William Fevre - Chablis Grand Cru Bougros “Côte Bouguerots” 2021: altro nome storico, con il suo Grand Cru migliore che generalmente non tradisce mai, cosa che non si può sempre dire del resto della linea aziendale. Fevre ha deciso di portare i 2021 di tutti i suoi cru, e considerando che questo sta indietro come le palle dei cani se ne capisce facilmente il perché. È fine e austero, con note precisissime agrumate e iodate. La bocca è quintessenziale: polpa e acidità, sapidità estrema, potenza esplosiva, finale interminabile. Una versione muscolare e appena grassa, ma di quelle buone.
La Croix Montjoie – Bourgogne Vézelay L’Elegante 2022: Vézelay è ancora un segreto ben custodito, zona a sud di Chablis dove dopo la fillossera non si è ripiantato per un secolo nonostante i vocatissimi terrei calcarei, fino alla fine degli anni Novanta quando ci si è resi conto che in effetti lasciare incolta della terra dove lo Chardonnay è sempre venuto bene non era un’idea geniale. Dei suoi tre cru in bianco questo è il più raffinato, il più salmastro, il più simile a un (ottimo) Chablis, con una mineralità clamorosa e una bocca perfettamente composta, verticale ma non magra, di rimarchevole precisione e finezza. Ben oltre quanto sia lecito aspettarsi dalla denominazione.

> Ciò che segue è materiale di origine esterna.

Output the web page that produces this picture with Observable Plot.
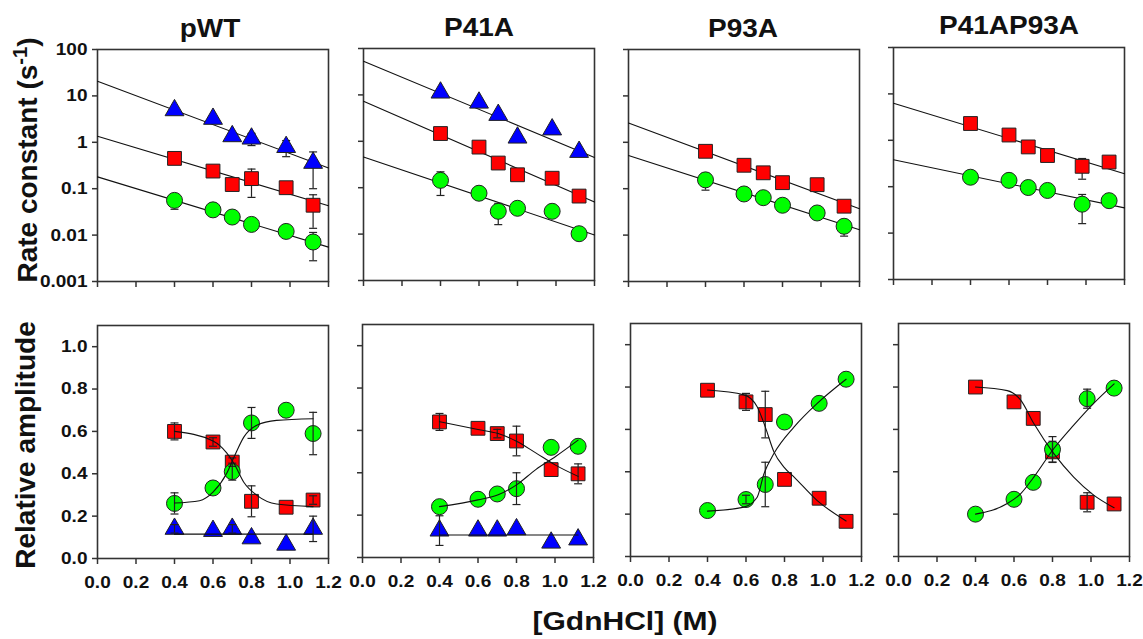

Pommier – Chablis Croix aux Moines 2022: altra azienda che generalmente non delude mai nonostante un portafoglio di vigne “ad handicap” rispetto a chi fa primiera con i Grand Cru essendo nato dalla palla giusta. Vigna di 60 anni su suoli kimmeridgiani, ci accoglie come un monumento di sapidità marina, limone, mela verde, profondo e ampio. La bocca è altrettanto tipica, minerale e precisa, di buon volume ed eccellente lunghezza per un village che trascende il suo lignaggio.
Goisot – Chablis Faucertaine 2022: l’azienda è nota per gli eccellenti vini delle Côtes d'Auxerre, sia Chardonnay che Sauvignon (tipico della denominazione St. Bris), tuttavia quest’anno il vino che mi ha convinto di più è il loro unico Chablis. Preciso e nitido, minerale e speziato, molto pulito, sapido il giusto, profondo, l’annata gli dà una certa rotondità in bocca. Davvero interessante.
Millet – Petit Chablis La Perle 2022: quest’azienda non conosciutissima di Tonnerre ha in questa selezione di Petit Chablis il suo cavallo di battaglia, e infatti anche per quanto riguarda l’annata 2022 mette in fila la totalità dei pari denominazione presenti. Centrato sulla parte agrumata, di discreto impatto, un accenno minerale e una bella finezza. Buona polpa, rintocchi floreali ad arricchire un profilo già di superba complessità per la tipologia, non si scompone fino alla fine. Hai detto Petit Chablis?